* _DATA BLOCK_:
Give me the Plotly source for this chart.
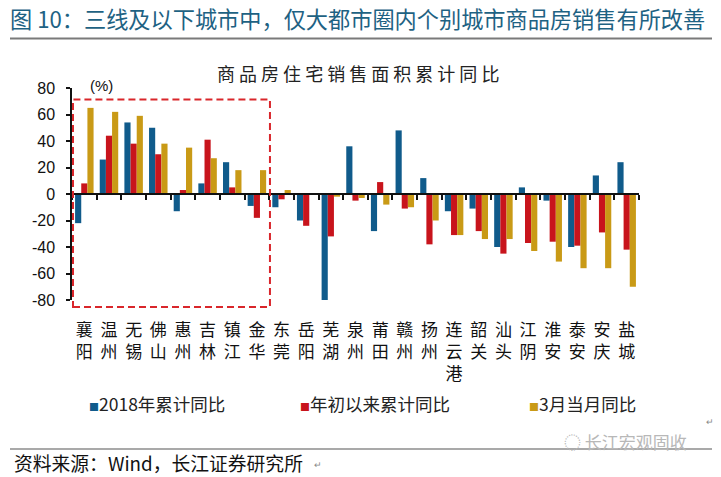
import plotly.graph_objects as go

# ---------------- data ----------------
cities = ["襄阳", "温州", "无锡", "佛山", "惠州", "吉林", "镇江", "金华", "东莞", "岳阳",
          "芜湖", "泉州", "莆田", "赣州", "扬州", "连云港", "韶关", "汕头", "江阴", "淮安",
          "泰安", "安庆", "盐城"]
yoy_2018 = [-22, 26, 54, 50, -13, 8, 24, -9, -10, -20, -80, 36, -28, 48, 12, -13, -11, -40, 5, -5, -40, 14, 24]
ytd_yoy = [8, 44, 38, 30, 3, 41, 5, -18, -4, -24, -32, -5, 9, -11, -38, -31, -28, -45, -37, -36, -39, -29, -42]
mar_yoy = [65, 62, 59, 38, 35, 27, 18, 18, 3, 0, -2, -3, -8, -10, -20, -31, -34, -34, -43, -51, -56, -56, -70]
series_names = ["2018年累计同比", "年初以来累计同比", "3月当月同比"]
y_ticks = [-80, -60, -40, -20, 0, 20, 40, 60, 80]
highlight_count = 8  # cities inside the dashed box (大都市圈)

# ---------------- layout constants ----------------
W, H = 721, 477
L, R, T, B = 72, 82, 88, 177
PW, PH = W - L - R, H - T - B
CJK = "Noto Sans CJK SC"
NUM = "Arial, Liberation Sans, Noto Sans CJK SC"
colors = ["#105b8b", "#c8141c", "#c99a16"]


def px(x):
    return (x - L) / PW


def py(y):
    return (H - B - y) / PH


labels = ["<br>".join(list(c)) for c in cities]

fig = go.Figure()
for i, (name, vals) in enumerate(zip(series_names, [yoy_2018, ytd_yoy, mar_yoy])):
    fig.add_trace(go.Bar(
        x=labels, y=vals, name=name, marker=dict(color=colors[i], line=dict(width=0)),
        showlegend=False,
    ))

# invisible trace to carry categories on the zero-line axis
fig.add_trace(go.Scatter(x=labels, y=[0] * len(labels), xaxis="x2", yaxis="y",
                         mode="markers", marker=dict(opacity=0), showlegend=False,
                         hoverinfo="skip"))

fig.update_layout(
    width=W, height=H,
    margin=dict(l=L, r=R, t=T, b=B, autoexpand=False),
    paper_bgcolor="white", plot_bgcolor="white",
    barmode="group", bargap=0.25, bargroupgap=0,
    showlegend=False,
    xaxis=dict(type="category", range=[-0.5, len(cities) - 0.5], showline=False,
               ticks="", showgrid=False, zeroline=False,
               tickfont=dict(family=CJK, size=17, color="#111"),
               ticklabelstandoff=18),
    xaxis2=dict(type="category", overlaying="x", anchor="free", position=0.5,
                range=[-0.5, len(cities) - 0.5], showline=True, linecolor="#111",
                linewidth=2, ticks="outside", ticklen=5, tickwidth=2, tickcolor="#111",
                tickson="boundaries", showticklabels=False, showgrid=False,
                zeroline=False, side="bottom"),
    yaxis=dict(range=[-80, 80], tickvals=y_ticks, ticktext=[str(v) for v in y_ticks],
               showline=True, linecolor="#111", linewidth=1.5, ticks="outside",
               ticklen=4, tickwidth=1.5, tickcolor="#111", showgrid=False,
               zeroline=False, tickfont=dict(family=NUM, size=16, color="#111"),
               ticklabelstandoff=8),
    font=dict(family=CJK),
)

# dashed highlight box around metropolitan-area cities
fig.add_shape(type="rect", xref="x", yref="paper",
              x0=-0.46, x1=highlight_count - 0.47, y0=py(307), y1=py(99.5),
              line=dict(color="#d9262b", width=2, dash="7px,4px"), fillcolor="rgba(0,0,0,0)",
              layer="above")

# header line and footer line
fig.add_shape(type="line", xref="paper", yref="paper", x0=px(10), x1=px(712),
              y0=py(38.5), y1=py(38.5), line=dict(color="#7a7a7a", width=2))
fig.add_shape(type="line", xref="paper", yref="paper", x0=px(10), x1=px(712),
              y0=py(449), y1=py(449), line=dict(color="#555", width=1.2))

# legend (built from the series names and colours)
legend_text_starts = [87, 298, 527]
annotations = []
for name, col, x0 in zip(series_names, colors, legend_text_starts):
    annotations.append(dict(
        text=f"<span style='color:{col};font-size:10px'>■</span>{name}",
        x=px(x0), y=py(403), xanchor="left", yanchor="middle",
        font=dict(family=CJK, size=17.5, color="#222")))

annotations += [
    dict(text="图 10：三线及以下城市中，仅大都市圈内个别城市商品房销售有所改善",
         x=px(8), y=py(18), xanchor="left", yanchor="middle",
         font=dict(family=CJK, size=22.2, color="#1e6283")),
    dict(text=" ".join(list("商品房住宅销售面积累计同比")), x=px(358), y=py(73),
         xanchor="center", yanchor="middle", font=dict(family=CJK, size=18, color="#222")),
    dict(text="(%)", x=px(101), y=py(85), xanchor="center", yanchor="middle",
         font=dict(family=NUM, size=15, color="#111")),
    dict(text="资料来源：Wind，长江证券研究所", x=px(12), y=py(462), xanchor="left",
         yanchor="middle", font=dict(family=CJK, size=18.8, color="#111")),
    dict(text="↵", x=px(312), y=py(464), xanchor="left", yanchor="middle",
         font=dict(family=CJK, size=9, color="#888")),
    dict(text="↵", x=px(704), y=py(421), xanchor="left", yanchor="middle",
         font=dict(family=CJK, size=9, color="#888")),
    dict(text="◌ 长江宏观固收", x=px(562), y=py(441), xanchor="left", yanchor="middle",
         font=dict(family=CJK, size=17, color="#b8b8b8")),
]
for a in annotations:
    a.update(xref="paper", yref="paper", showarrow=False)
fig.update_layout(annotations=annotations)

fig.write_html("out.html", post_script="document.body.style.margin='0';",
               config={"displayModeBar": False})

* _REQUIRED WORK_: Return the full material word for word. Do not include the pictures.

* _RIGHT ANSWER_:
Give me the Plotly source for this chart.
import plotly.graph_objects as go

# ---------------- data ----------------
cities = ["襄阳", "温州", "无锡", "佛山", "惠州", "吉林", "镇江", "金华", "东莞", "岳阳",
          "芜湖", "泉州", "莆田", "赣州", "扬州", "连云港", "韶关", "汕头", "江阴", "淮安",
          "泰安", "安庆", "盐城"]
yoy_2018 = [-22, 26, 54, 50, -13, 8, 24, -9, -10, -20, -80, 36, -28, 48, 12, -13, -11, -40, 5, -5, -40, 14, 24]
ytd_yoy = [8, 44, 38, 30, 3, 41, 5, -18, -4, -24, -32, -5, 9, -11, -38, -31, -28, -45, -37, -36, -39, -29, -42]
mar_yoy = [65, 62, 59, 38, 35, 27, 18, 18, 3, 0, -2, -3, -8, -10, -20, -31, -34, -34, -43, -51, -56, -56, -70]
series_names = ["2018年累计同比", "年初以来累计同比", "3月当月同比"]
y_ticks = [-80, -60, -40, -20, 0, 20, 40, 60, 80]
highlight_count = 8  # cities inside the dashed box (大都市圈)

# ---------------- layout constants ----------------
W, H = 721, 477
L, R, T, B = 72, 82, 88, 177
PW, PH = W - L - R, H - T - B
CJK = "Noto Sans CJK SC"
NUM = "Arial, Liberation Sans, Noto Sans CJK SC"
colors = ["#105b8b", "#c8141c", "#c99a16"]


def px(x):
    return (x - L) / PW


def py(y):
    return (H - B - y) / PH


labels = ["<br>".join(list(c)) for c in cities]

fig = go.Figure()
for i, (name, vals) in enumerate(zip(series_names, [yoy_2018, ytd_yoy, mar_yoy])):
    fig.add_trace(go.Bar(
        x=labels, y=vals, name=name, marker=dict(color=colors[i], line=dict(width=0)),
        showlegend=False,
    ))

# invisible trace to carry categories on the zero-line axis
fig.add_trace(go.Scatter(x=labels, y=[0] * len(labels), xaxis="x2", yaxis="y",
                         mode="markers", marker=dict(opacity=0), showlegend=False,
                         hoverinfo="skip"))

fig.update_layout(
    width=W, height=H,
    margin=dict(l=L, r=R, t=T, b=B, autoexpand=False),
    paper_bgcolor="white", plot_bgcolor="white",
    barmode="group", bargap=0.25, bargroupgap=0,
    showlegend=False,
    xaxis=dict(type="category", range=[-0.5, len(cities) - 0.5], showline=False,
               ticks="", showgrid=False, zeroline=False,
               tickfont=dict(family=CJK, size=17, color="#111"),
               ticklabelstandoff=18),
    xaxis2=dict(type="category", overlaying="x", anchor="free", position=0.5,
                range=[-0.5, len(cities) - 0.5], showline=True, linecolor="#111",
                linewidth=2, ticks="outside", ticklen=5, tickwidth=2, tickcolor="#111",
                tickson="boundaries", showticklabels=False, showgrid=False,
                zeroline=False, side="bottom"),
    yaxis=dict(range=[-80, 80], tickvals=y_ticks, ticktext=[str(v) for v in y_ticks],
               showline=True, linecolor="#111", linewidth=1.5, ticks="outside",
               ticklen=4, tickwidth=1.5, tickcolor="#111", showgrid=False,
               zeroline=False, tickfont=dict(family=NUM, size=16, color="#111"),
               ticklabelstandoff=8),
    font=dict(family=CJK),
)

# dashed highlight box around metropolitan-area cities
fig.add_shape(type="rect", xref="x", yref="paper",
              x0=-0.46, x1=highlight_count - 0.47, y0=py(307), y1=py(99.5),
              line=dict(color="#d9262b", width=2, dash="7px,4px"), fillcolor="rgba(0,0,0,0)",
              layer="above")

# header line and footer line
fig.add_shape(type="line", xref="paper", yref="paper", x0=px(10), x1=px(712),
              y0=py(38.5), y1=py(38.5), line=dict(color="#7a7a7a", width=2))
fig.add_shape(type="line", xref="paper", yref="paper", x0=px(10), x1=px(712),
              y0=py(449), y1=py(449), line=dict(color="#555", width=1.2))

# legend (built from the series names and colours)
legend_text_starts = [87, 298, 527]
annotations = []
for name, col, x0 in zip(series_names, colors, legend_text_starts):
    annotations.append(dict(
        text=f"<span style='color:{col};font-size:10px'>■</span>{name}",
        x=px(x0), y=py(403), xanchor="left", yanchor="middle",
        font=dict(family=CJK, size=17.5, color="#222")))

annotations += [
    dict(text="图 10：三线及以下城市中，仅大都市圈内个别城市商品房销售有所改善",
         x=px(8), y=py(18), xanchor="left", yanchor="middle",
         font=dict(family=CJK, size=22.2, color="#1e6283")),
    dict(text=" ".join(list("商品房住宅销售面积累计同比")), x=px(358), y=py(73),
         xanchor="center", yanchor="middle", font=dict(family=CJK, size=18, color="#222")),
    dict(text="(%)", x=px(101), y=py(85), xanchor="center", yanchor="middle",
         font=dict(family=NUM, size=15, color="#111")),
    dict(text="资料来源：Wind，长江证券研究所", x=px(12), y=py(462), xanchor="left",
         yanchor="middle", font=dict(family=CJK, size=18.8, color="#111")),
    dict(text="↵", x=px(312), y=py(464), xanchor="left", yanchor="middle",
         font=dict(family=CJK, size=9, color="#888")),
    dict(text="↵", x=px(704), y=py(421), xanchor="left", yanchor="middle",
         font=dict(family=CJK, size=9, color="#888")),
    dict(text="◌ 长江宏观固收", x=px(562), y=py(441), xanchor="left", yanchor="middle",
         font=dict(family=CJK, size=17, color="#b8b8b8")),
]
for a in annotations:
    a.update(xref="paper", yref="paper", showarrow=False)
fig.update_layout(annotations=annotations)

fig.write_html("out.html", post_script="document.body.style.margin='0';",
               config={"displayModeBar": False})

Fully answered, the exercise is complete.